UNIT IV FATIGUE BEHAVIOUR AND TESTING

Fatigue: Stress cycles, S-N curves, Effect of mean stress, Factors affecting Fatigue, Structural changes accompanying fatigue, Cumulative damage- Miner law, HCF / LCF, creep- fatigue interactions, micromechanisms of fatigue crack initiation and growth, fatigue testing machines- Pari’s Equation, Residual life prediction under Fatigue. Macro, Microstructural features of fatigue fracture.

UNIT V CREEP BEHAVIOUR AND TESTING

Creep curve, Stages in creep curve and explanation, Structural changes during creep, Creep mechanisms, Metallurgical factors affecting creep, High temperature alloys, Stress rupture testing, Creep testing machines, creep life prediction-Omega (Damage rate) method, Larson-Miller (parametric) method.

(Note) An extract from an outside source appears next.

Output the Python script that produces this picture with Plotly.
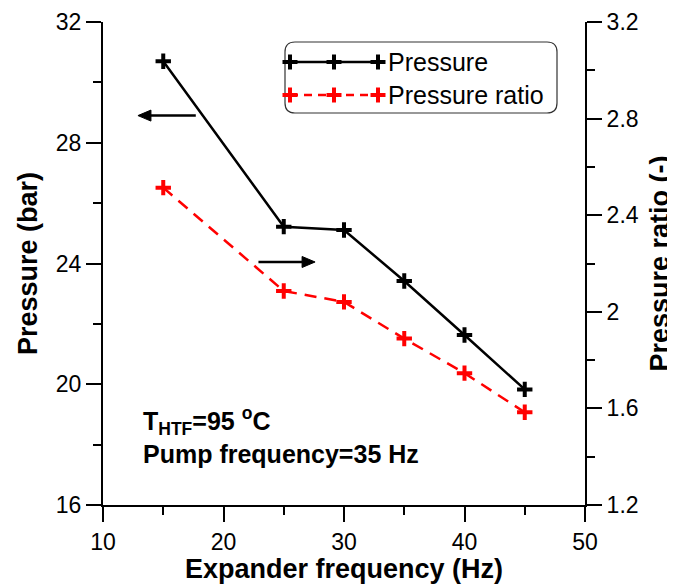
import plotly.graph_objects as go

# ---- data ----
expander_freq = [15, 25, 30, 35, 40, 45]                 # Hz
pressure_bar = [30.70, 25.22, 25.11, 23.42, 21.63, 19.83]  # left axis
pressure_ratio = [2.514, 2.086, 2.041, 1.889, 1.746, 1.584]  # right axis
series_names = ["Pressure", "Pressure ratio"]
x_tick_vals = [10, 20, 30, 40, 50]
y_tick_vals = [16, 20, 24, 28, 32]
y2_tick_vals = [1.2, 1.6, 2.0, 2.4, 2.8, 3.2]
y2_tick_text = ["1.2", "1.6", "2", "2.4", "2.8", "3.2"]

FONT = "Liberation Sans, Arial, Helvetica, sans-serif"
OFF = 8                      # page body margin of the html page
W, H = 675 - OFF, 584 - OFF
ML, MR, MT, MB = 95, 90, 14, 79
PW, PH = W - ML - MR, H - MT - MB


def pp(x, y):
    """window pixel -> paper coordinates (for decorations only)"""
    return (x - OFF - ML) / PW, (H - MB - (y - OFF)) / PH


fig = go.Figure()

fig.add_trace(go.Scatter(
    x=expander_freq, y=pressure_bar, name=series_names[0], yaxis="y",
    mode="lines+markers", showlegend=False,
    line=dict(color="black", width=2.5),
    marker=dict(symbol="cross-thin", size=11, color="black",
                line=dict(color="black", width=4)),
))
fig.add_trace(go.Scatter(
    x=expander_freq, y=pressure_ratio, name=series_names[1], yaxis="y2",
    mode="lines+markers", showlegend=False,
    line=dict(color="#ff0000", width=2.5, dash="12px,8px"),
    marker=dict(symbol="cross-thin", size=11, color="#ff0000",
                line=dict(color="#ff0000", width=4)),
))

shapes = []
annotations = []

# ---- custom legend (rounded box, line + three markers per row) ----
bx0, by0, bx1, by1, rad = 285, 42, 557, 113, 10
(ax0, ay0), (ax1, ay1) = pp(bx0, by0), pp(bx1, by1)
rx, ry = rad / PW, rad / PH
path = (f"M{ax0+rx},{ay0} L{ax1-rx},{ay0} Q{ax1},{ay0} {ax1},{ay0-ry} "
        f"L{ax1},{ay1+ry} Q{ax1},{ay1} {ax1-rx},{ay1} "
        f"L{ax0+rx},{ay1} Q{ax0},{ay1} {ax0},{ay1+ry} "
        f"L{ax0},{ay0-ry} Q{ax0},{ay0} {ax0+rx},{ay0} Z")
shapes.append(dict(type="path", xref="paper", yref="paper", path=path,
                   line=dict(color="#333333", width=1.2), fillcolor="white", layer="below"))

rows = [(62, "black", "solid", series_names[0]), (95, "#ff0000", "8px,6px", series_names[1])]
for ry_px, col, dash, name in rows:
    lx0, ly = pp(290, ry_px)
    lx1, _ = pp(378, ry_px)
    shapes.append(dict(type="line", xref="paper", yref="paper", x0=lx0, x1=lx1, y0=ly, y1=ly,
                       line=dict(color=col, width=2.5, dash=dash)))
    for cx in (290, 334, 378):
        hx0, hy = pp(cx - 7.5, ry_px)
        hx1, _ = pp(cx + 7.5, ry_px)
        vx, vy0 = pp(cx, ry_px - 7.5)
        _, vy1 = pp(cx, ry_px + 7.5)
        shapes.append(dict(type="line", xref="paper", yref="paper", x0=hx0, x1=hx1, y0=hy, y1=hy,
                           line=dict(color=col, width=4)))
        shapes.append(dict(type="line", xref="paper", yref="paper", x0=vx, x1=vx, y0=vy0, y1=vy1,
                           line=dict(color=col, width=4)))
    tx, ty = pp(386, ry_px)
    annotations.append(dict(xref="paper", yref="paper", x=tx, y=ty, xanchor="left", yanchor="middle",
                            text=name, showarrow=False, font=dict(family=FONT, size=25, color="black")))


# ---- arrows pointing to the axes (drawn as shapes in data space) ----
def arrow(tail_x, tip_x, y):
    xpu = PW / 40.0     # px per Hz
    ypu = PH / 16.0     # px per bar
    d = 1 if tip_x > tail_x else -1
    head_len, head_half = 13 / xpu, 5.5 / ypu
    base_x = tip_x - d * head_len
    shapes.append(dict(type="line", xref="x", yref="y", x0=tail_x, x1=base_x + d * 0.2, y0=y, y1=y,
                       line=dict(color="black", width=2.5)))
    shapes.append(dict(type="path", xref="x", yref="y",
                       path=f"M{tip_x},{y} L{base_x},{y + head_half} L{base_x},{y - head_half} Z",
                       fillcolor="black", line=dict(color="black", width=1)))


arrow(17.7, 12.9, 28.9)
arrow(22.9, 27.6, 24.05)

# ---- condition texts ----
t1x, t1y = pp(141, 421)
t2x, t2y = pp(141, 454)
annotations.append(dict(xref="paper", yref="paper", x=t1x, y=t1y, xanchor="left", yanchor="middle",
                        text="<b>T<sub>HTF</sub>=95 <sup>o</sup>C</b>", showarrow=False,
                        font=dict(family=FONT, size=25, color="black")))
annotations.append(dict(xref="paper", yref="paper", x=t2x, y=t2y, xanchor="left", yanchor="middle",
                        text="<b>Pump frequency=35 Hz</b>", showarrow=False,
                        font=dict(family=FONT, size=25, color="black")))

tickfont = dict(family=FONT, size=23, color="black")
titlefont = dict(family=FONT, size=27, color="black")
common = dict(showline=True, linecolor="black", linewidth=2, showgrid=False, zeroline=False,
              ticks="outside", ticklen=15, tickwidth=2, tickcolor="black", tickfont=tickfont)

fig.update_layout(
    width=W, height=H,
    margin=dict(l=ML, r=MR, t=MT, b=MB, autoexpand=False),
    paper_bgcolor="white", plot_bgcolor="white",
    showlegend=False,
    shapes=shapes, annotations=annotations,
    xaxis=dict(range=[10, 50], tickvals=x_tick_vals,
               minor=dict(dtick=5, tick0=0, ticks="outside", ticklen=8, tickwidth=2, tickcolor="black"),
               title=dict(text="<b>Expander frequency (Hz)</b>", font=titlefont, standoff=14),
               **common),
    yaxis=dict(range=[16, 32], tickvals=y_tick_vals,
               minor=dict(dtick=2, tick0=0, ticks="outside", ticklen=8, tickwidth=2, tickcolor="black"),
               title=dict(text="<b>Pressure (bar)</b>", font=titlefont, standoff=10),
               **common),
    yaxis2=dict(range=[1.2, 3.2], tickvals=y2_tick_vals, ticktext=y2_tick_text,
                overlaying="y", side="right",
                minor=dict(dtick=0.2, tick0=0, ticks="outside", ticklen=8, tickwidth=2, tickcolor="black"),
                title=dict(text="<b>Pressure ratio (-)</b>", font=titlefont, standoff=13),
                **common),
)

fig.write_html("out.html")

Deformation Mechanism Maps according to Frost/Ashby, Super plasticity.

TOTAL: 45 PERIODS
COURSE OUTCOMES:

Upon completion of this course, the students will be able to:
1. Identify the role of dislocations and the mechanisms of plastic deformation.
2. Explain the strengthening mechanisms of polycrystalline and composite materials.
3. Analyse the nature of fracture and its underlying mechanism.
4. Appraise the micro-mechanics, factors and life predictions of components under fatigue loading.
5. Assess the behaviour of materials under high temperature, metallurgical factors and life prediction of high temperature materials.

TEXT BOOKS:

1. Dieter, G. E., “Mechanical Metallurgy”, McGraw-Hill Co., SI Edition, 1995
2. Thomas H. Courtney, “ Mechanical Behaviour of Materials”, Waveland Press, 2nd edition, 2005

REFERENCES:

1. Bhargava A K & Sharma C P, “Mechanical behaviour and Testing of materials” PHI learning 2011.
2. Norman E Dowling, “Mechanical Behaviour of Materials, Pearson 2013.
3. Prashant Kumar, “Elements of Fracture Mechanics”, McGraw-Hill, 2009.
4. Shetty M N, Dislocations and mechanical behaviour of materials”, PHI learning 2013.
5. William Hosford., “Mechanical behaviour of Materials”, Cambridge University press, 2010.